- **Exercise**
Leaving out every picture, copy the lines of the data exactly, from the first through the line containing "i poniesione straty.</text>".

- **Data provided**

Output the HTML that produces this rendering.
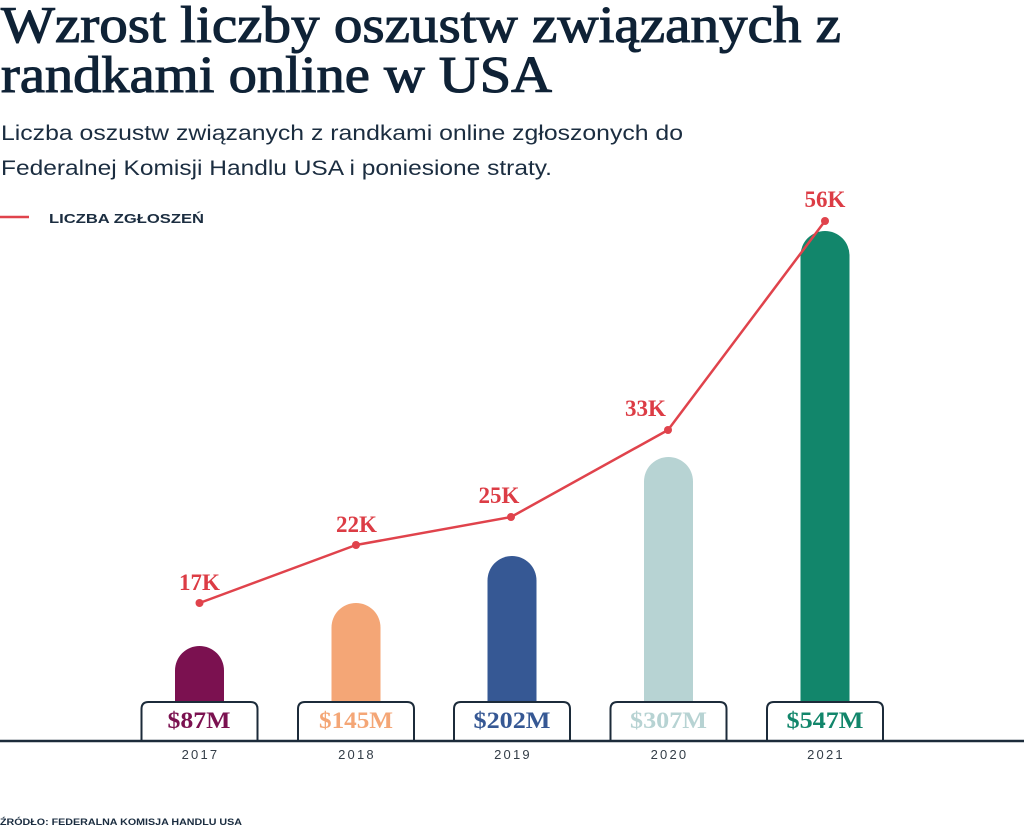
<!DOCTYPE html>
<html>
<head>
<meta charset="utf-8">
<style>
  html, body { margin:0; padding:0; background:#ffffff; }
  svg { display:block; }
  .serif { font-family: "Liberation Serif", "DejaVu Serif", serif; }
  .sans { font-family: "Liberation Sans", "DejaVu Sans", sans-serif; }
</style>
</head>
<body>
<svg width="1024" height="830" viewBox="0 0 1024 830" xmlns="http://www.w3.org/2000/svg">
  <rect width="1024" height="830" fill="#ffffff"/>

  <!-- Title -->
  <text class="serif" x="1" y="42" font-size="52" fill="#0f2236" stroke="#0f2236" stroke-width="1.1" textLength="840" lengthAdjust="spacingAndGlyphs">Wzrost liczby oszustw związanych z</text>
  <text class="serif" x="1" y="92" font-size="52" fill="#0f2236" stroke="#0f2236" stroke-width="1.1" textLength="551" lengthAdjust="spacingAndGlyphs">randkami online w USA</text>

  <!-- Subtitle -->
  <text class="sans" x="1" y="140" font-size="21" fill="#1b2d40" textLength="682" lengthAdjust="spacingAndGlyphs">Liczba oszustw związanych z randkami online zgłoszonych do</text>
  <text class="sans" x="1" y="175" font-size="21" fill="#1b2d40" textLength="551" lengthAdjust="spacingAndGlyphs">Federalnej Komisji Handlu USA i poniesione straty.</text>

  <!-- Legend -->
  <line x1="0" y1="217" x2="29" y2="217" stroke="#e0434c" stroke-width="2.5"/>
  <text class="sans" x="49" y="223" font-size="13" font-weight="bold" fill="#1b2d40" textLength="155" lengthAdjust="spacingAndGlyphs">LICZBA ZGŁOSZEŃ</text>

  <!-- Bars -->
  <path d="M175,705 V670.5 A24.5,24.5 0 0 1 224,670.5 V705 Z" fill="#7b1150"/>
  <path d="M331.5,705 V627.5 A24.5,24.5 0 0 1 380.5,627.5 V705 Z" fill="#f4a676"/>
  <path d="M487.5,705 V580.5 A24.5,24.5 0 0 1 536.5,580.5 V705 Z" fill="#365894"/>
  <path d="M644,705 V481.5 A24.5,24.5 0 0 1 693,481.5 V705 Z" fill="#b7d3d3"/>
  <path d="M800.5,705 V255.5 A24.5,24.5 0 0 1 849.5,255.5 V705 Z" fill="#12866b"/>

  <!-- Line series -->
  <polyline points="199.5,603 356,545 511,517 668,430 825,221" fill="none" stroke="#e0434c" stroke-width="2.5" stroke-linejoin="round"/>
  <g fill="#e0434c">
    <circle cx="199.5" cy="603" r="4"/>
    <circle cx="356" cy="545" r="4"/>
    <circle cx="511" cy="517" r="4"/>
    <circle cx="668" cy="430" r="4"/>
    <circle cx="825" cy="221" r="4"/>
  </g>
  <g class="serif" font-size="23" font-weight="bold" fill="#dc3c45" text-anchor="middle">
    <text x="199.5" y="590">17K</text>
    <text x="356.5" y="532">22K</text>
    <text x="499" y="503">25K</text>
    <text x="645.5" y="416">33K</text>
    <text x="825" y="207">56K</text>
  </g>

  <!-- Value boxes -->
  <g fill="#ffffff" stroke="#1c2b3a" stroke-width="2">
    <path d="M141.5,742 V709 Q141.5,702 148.5,702 H250.5 Q257.5,702 257.5,709 V742"/>
    <path d="M298,742 V709 Q298,702 305,702 H407 Q414,702 414,709 V742"/>
    <path d="M454,742 V709 Q454,702 461,702 H563 Q570,702 570,709 V742"/>
    <path d="M610.5,742 V709 Q610.5,702 617.5,702 H719.5 Q726.5,702 726.5,709 V742"/>
    <path d="M767,742 V709 Q767,702 774,702 H876 Q883,702 883,709 V742"/>
  </g>

  <g class="serif" font-size="23" font-weight="bold" text-anchor="middle">
    <text x="199" y="728" fill="#7b1150" textLength="63" lengthAdjust="spacingAndGlyphs">$87M</text>
    <text x="356" y="728" fill="#f4a676" textLength="74" lengthAdjust="spacingAndGlyphs">$145M</text>
    <text x="512" y="728" fill="#365894" textLength="77" lengthAdjust="spacingAndGlyphs">$202M</text>
    <text x="668.5" y="728" fill="#b7d3d3" textLength="77" lengthAdjust="spacingAndGlyphs">$307M</text>
    <text x="825" y="728" fill="#12866b" textLength="77" lengthAdjust="spacingAndGlyphs">$547M</text>
  </g>

  <!-- Axis -->
  <line x1="0" y1="741" x2="1024" y2="741" stroke="#1c2b3a" stroke-width="2.5"/>

  <!-- Year labels -->
  <g class="sans" font-size="13" fill="#333d47" text-anchor="middle" letter-spacing="2.2">
    <text x="200.5" y="759">2017</text>
    <text x="357" y="759">2018</text>
    <text x="513" y="759">2019</text>
    <text x="669.5" y="759">2020</text>
    <text x="826" y="759">2021</text>
  </g>

  <!-- Source -->
  <text class="sans" x="0" y="825" font-size="9.5" font-weight="bold" fill="#1b2d40" textLength="242" lengthAdjust="spacingAndGlyphs">ŹRÓDŁO: FEDERALNA KOMISJA HANDLU USA</text>
</svg>
</body>
</html>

- **Answer for this exercise**
Output the HTML that produces this rendering.
<!DOCTYPE html>
<html>
<head>
<meta charset="utf-8">
<style>
  html, body { margin:0; padding:0; background:#ffffff; }
  svg { display:block; }
  .serif { font-family: "Liberation Serif", "DejaVu Serif", serif; }
  .sans { font-family: "Liberation Sans", "DejaVu Sans", sans-serif; }
</style>
</head>
<body>
<svg width="1024" height="830" viewBox="0 0 1024 830" xmlns="http://www.w3.org/2000/svg">
  <rect width="1024" height="830" fill="#ffffff"/>

  <!-- Title -->
  <text class="serif" x="1" y="42" font-size="52" fill="#0f2236" stroke="#0f2236" stroke-width="1.1" textLength="840" lengthAdjust="spacingAndGlyphs">Wzrost liczby oszustw związanych z</text>
  <text class="serif" x="1" y="92" font-size="52" fill="#0f2236" stroke="#0f2236" stroke-width="1.1" textLength="551" lengthAdjust="spacingAndGlyphs">randkami online w USA</text>

  <!-- Subtitle -->
  <text class="sans" x="1" y="140" font-size="21" fill="#1b2d40" textLength="682" lengthAdjust="spacingAndGlyphs">Liczba oszustw związanych z randkami online zgłoszonych do</text>
  <text class="sans" x="1" y="175" font-size="21" fill="#1b2d40" textLength="551" lengthAdjust="spacingAndGlyphs">Federalnej Komisji Handlu USA i poniesione straty.</text>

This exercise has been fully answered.